Fibonacci
Speed Race
How large can F(n) get in exactly one second?
O(log n) ring exponentiation meets FFT-accelerated arithmetic. F(1,000,000) in 85ms. Sequential computation from F(1) until time runs out. A benchmark of algorithmic elegance on Apple Silicon.
Fibonacci numbers grow fast
F(100) has 21 digits. F(1,000) has 209 digits. F(10,000) has 2,090 digits. The naive recursive algorithm? O(2ⁿ) operations. Even the iterative approach requires O(n) additions of increasingly massive numbers.
The question isn't whether we can compute large Fibonacci numbers. It's how large we can go in exactly one second, computing each F(n) from scratch, no memoization.
Computing in ℤ[√5]
The golden ratio φ = (1 + √5)/2 connects directly to Fibonacci: F(n) is the nearest integer to φⁿ/√5. But we can do better than floating point approximation.
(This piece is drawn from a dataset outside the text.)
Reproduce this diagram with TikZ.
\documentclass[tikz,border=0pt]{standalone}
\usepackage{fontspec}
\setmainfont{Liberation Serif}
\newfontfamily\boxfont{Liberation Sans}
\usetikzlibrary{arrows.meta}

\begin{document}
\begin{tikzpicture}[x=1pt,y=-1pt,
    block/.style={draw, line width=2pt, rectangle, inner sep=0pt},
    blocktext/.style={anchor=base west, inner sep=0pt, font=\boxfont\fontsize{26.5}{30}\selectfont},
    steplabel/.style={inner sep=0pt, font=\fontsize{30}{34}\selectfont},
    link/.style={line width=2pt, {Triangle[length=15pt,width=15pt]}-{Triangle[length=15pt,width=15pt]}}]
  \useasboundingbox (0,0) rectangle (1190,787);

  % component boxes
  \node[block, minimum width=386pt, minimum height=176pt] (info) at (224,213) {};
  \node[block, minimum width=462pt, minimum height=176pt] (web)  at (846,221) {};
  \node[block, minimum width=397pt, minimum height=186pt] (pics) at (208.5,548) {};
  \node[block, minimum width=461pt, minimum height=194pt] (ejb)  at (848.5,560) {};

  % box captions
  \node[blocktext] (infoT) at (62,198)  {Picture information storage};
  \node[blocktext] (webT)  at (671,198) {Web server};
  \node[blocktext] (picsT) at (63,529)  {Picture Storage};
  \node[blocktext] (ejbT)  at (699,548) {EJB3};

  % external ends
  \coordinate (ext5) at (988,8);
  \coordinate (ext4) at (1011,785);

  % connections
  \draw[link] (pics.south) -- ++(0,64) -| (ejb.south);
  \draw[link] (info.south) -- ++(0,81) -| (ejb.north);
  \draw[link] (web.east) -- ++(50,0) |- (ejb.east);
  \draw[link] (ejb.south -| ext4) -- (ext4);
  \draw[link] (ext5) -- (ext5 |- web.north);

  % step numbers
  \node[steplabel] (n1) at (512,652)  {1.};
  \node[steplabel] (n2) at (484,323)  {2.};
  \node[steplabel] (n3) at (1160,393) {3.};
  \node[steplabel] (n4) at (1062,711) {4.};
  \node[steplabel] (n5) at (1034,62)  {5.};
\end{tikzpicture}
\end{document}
By working in the ring ℤ[√5] = {a + b√5 | a, b ∈ ℤ}, we get exact integer arithmetic. Binary exponentiation gives us φⁿ in O(log n) multiplications, and F(n) is simply the √5 coefficient.
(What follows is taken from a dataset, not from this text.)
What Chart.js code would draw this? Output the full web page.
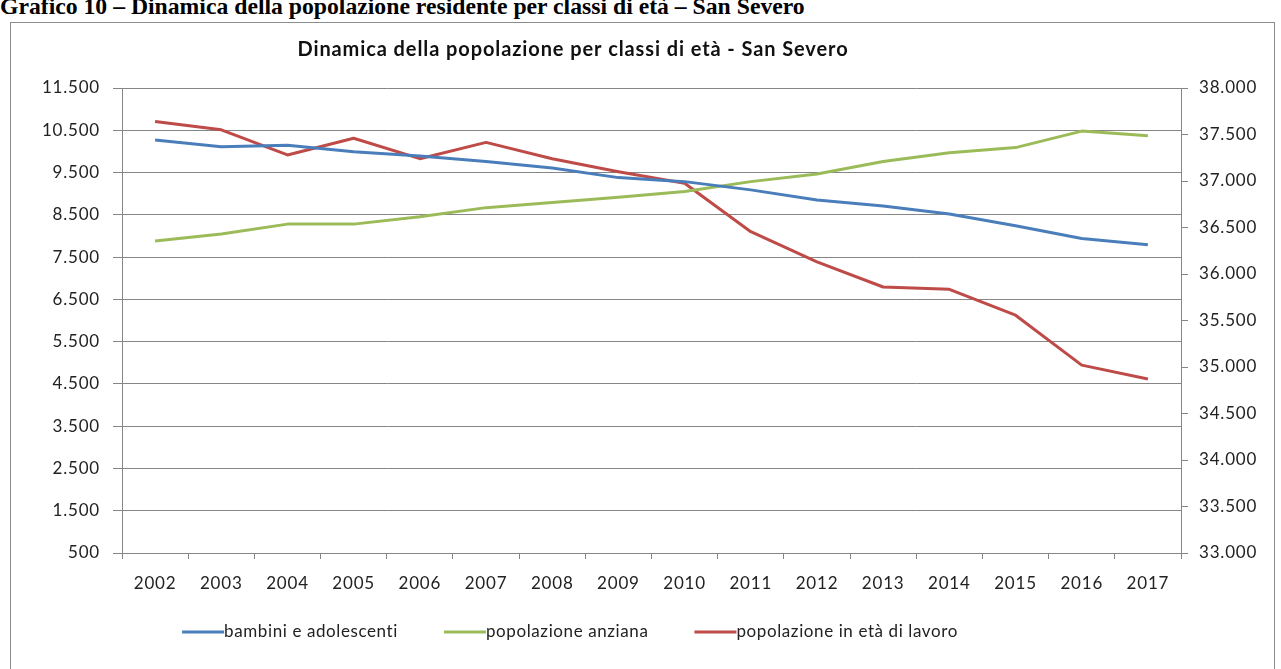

F(1,000,000) in ~20 multiplications, not a million additions.
When numbers get huge
Standard multiplication is O(n²) where n is digit count. At 200,000+ digits, that's 40 billion operations per multiply. The FFT transforms this into O(n log n).
The key insight: converting BigInts to FFT format via division was O(n²). Bit extraction makes it O(n), giving a 500× speedup for F(1,000,000).
F(1,000,000) has 209,000 digits. FFT + O(n) conversion makes this tractable.
Built for Apple Silicon
Swift concurrency, vectorized DSP, and glassmorphic SwiftUI
O(log n) Exponentiation
Binary powering in ℤ[√5] ring reduces millions of operations to just ~20 multiplications. F(1,000,000) in 85ms.
FFT Multiplication
Accelerate framework's vDSP FFT enables O(n log n) multiplication with O(n) digit conversion. 500x faster than naive.
Caching & Pooling
FFT setup caching and buffer pooling eliminate allocation overhead. 3x constant factor improvement.
Real-time Visualization
Live logarithmic graph shows computation time growth, making the exponential complexity visible.